Thursday, February 28, 2013

Use Me



“Does He thank the servant because he did the things commanded to him? I think not.”
Luke 17:9

This verse for me personally is really convicting. How many times to I go to God expecting Him to Bless or encourage me simply for doing what He has told me to do.
   God I loved my neighbor even though it was really hard to at the time, Lord I was honest and respected my parents today ( for the most part), God I didn’t mess up too badly today, is it time for me to receive my reward?
   When I was younger I used to get upset when I saw ribbons and trophies being given out simply for participation or for showing up. Oh! You participated in the 200 meter dash but came in dead last?! That’s ok here’s a ribbon! Your basketball team hasn’t won a single game during the season? No, problem! You still get a trophy! Our society celebrates mediocracy!
    This verse seriously made me stop and question why it is that I even try and walk according to the way I know God has called me to walk. Am I striving to be obedient in response to the sacrifice He has committed for me and the Love that He continues to show me, or because I hope that if I behave like a good little girl He’ll finally grant me the answer or give me confirmation on something I’ve been praying for for weeks.
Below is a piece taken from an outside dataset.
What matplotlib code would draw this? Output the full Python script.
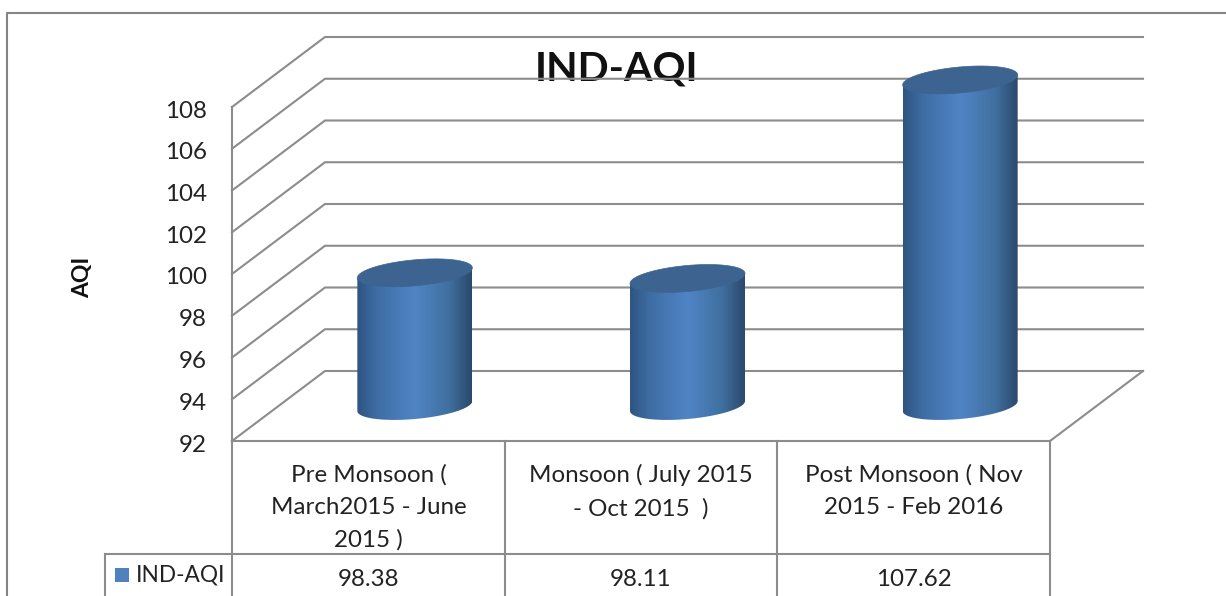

Who am I trying to fool? LIke God doesn’t know my heart. LIke He can’t see the real motivation behind my behavior.
     Like Pastor G taught we are going to be given task upon task sometimes and we cannot expect a thank you simply for doing what we are called to be doing, because if that’s the reason we are performing the task then we have already failed at being a christian. Even if the task is completed to perfection, if in our hearts we are doing it simply for the recognition, or out of pride then we have ruined the task, we have failed.
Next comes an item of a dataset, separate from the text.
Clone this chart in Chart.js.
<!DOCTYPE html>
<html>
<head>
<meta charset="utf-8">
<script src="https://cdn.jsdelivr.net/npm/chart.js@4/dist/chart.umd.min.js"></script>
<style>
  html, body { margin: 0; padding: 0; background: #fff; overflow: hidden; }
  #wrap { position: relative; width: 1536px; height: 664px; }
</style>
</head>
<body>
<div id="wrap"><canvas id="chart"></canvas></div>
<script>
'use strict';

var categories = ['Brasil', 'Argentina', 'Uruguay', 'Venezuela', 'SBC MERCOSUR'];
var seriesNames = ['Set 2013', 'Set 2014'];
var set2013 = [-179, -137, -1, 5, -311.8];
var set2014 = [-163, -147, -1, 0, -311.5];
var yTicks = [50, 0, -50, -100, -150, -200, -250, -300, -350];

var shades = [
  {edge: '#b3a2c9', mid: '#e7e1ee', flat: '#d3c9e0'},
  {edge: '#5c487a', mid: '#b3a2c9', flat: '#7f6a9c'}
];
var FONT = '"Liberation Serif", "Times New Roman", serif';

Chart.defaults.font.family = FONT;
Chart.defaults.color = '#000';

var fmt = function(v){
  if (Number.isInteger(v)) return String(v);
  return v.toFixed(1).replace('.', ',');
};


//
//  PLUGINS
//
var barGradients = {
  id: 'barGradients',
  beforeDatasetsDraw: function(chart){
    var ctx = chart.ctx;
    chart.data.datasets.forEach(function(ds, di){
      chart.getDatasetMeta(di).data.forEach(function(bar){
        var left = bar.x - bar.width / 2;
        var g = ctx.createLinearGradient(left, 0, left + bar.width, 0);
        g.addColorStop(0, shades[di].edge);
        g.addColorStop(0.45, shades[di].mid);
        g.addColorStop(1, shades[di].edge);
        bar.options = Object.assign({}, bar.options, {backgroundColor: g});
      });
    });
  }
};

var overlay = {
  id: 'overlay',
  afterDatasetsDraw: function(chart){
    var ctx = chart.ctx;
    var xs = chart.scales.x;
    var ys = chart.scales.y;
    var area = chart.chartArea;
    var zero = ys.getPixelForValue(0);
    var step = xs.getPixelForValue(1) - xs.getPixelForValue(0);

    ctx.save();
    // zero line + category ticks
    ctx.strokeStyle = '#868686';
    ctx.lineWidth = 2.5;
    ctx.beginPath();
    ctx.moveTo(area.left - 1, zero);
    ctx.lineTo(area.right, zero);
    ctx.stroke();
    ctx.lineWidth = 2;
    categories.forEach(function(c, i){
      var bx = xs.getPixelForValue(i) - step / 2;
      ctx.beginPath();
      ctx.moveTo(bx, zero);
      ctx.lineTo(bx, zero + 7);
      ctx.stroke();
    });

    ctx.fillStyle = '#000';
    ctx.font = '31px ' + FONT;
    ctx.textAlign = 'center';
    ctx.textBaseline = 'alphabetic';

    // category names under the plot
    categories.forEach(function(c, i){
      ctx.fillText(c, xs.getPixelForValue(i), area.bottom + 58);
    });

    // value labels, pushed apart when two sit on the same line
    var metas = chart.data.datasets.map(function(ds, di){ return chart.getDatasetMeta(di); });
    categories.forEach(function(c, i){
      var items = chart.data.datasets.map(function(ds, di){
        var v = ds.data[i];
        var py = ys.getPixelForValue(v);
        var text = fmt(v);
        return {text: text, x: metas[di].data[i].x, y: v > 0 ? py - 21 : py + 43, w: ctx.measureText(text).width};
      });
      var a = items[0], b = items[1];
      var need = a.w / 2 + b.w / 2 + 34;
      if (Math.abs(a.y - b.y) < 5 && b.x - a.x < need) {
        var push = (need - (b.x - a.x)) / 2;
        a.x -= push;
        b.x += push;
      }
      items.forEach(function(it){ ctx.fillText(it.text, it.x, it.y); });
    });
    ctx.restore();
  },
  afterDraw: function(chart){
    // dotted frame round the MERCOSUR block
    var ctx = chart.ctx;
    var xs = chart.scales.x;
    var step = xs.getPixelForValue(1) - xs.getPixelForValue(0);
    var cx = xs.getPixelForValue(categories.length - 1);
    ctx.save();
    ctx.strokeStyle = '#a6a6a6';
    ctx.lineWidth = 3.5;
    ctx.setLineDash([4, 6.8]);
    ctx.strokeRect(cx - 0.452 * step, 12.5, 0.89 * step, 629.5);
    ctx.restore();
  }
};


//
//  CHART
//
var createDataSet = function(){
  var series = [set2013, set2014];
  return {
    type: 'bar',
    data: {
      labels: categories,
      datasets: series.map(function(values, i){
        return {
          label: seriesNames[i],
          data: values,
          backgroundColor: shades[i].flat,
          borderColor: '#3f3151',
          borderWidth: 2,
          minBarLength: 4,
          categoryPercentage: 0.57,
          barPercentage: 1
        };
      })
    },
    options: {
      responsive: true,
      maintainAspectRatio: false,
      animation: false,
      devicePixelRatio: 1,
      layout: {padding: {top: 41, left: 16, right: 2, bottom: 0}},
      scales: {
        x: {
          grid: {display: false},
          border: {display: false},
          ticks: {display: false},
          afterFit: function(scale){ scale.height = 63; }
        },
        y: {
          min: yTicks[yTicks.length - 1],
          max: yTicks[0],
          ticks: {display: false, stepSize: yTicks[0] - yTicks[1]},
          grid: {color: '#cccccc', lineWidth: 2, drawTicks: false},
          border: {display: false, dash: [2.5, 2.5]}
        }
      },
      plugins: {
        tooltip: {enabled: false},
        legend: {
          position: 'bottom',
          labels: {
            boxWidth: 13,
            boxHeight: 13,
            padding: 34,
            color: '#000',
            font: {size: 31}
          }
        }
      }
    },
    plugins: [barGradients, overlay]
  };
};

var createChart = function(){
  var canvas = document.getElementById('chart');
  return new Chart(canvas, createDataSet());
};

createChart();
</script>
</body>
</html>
      It really makes absolutely no sense for us to expect a thank you, or recognition simply for doing the bare minimum requirement, and sometimes we can even come to expect recognition for less than the bare minimum. My prayer is that my Christianity not be about how many blessings I can get out of my Relationship with God, but how much of God I get from my relationship with God. I’m really going to try extremely hard to change my perspective from “give me, give me, give me” to “use me, use me, use me.” abandoning all  regard for whether or not I can reap anything out of it.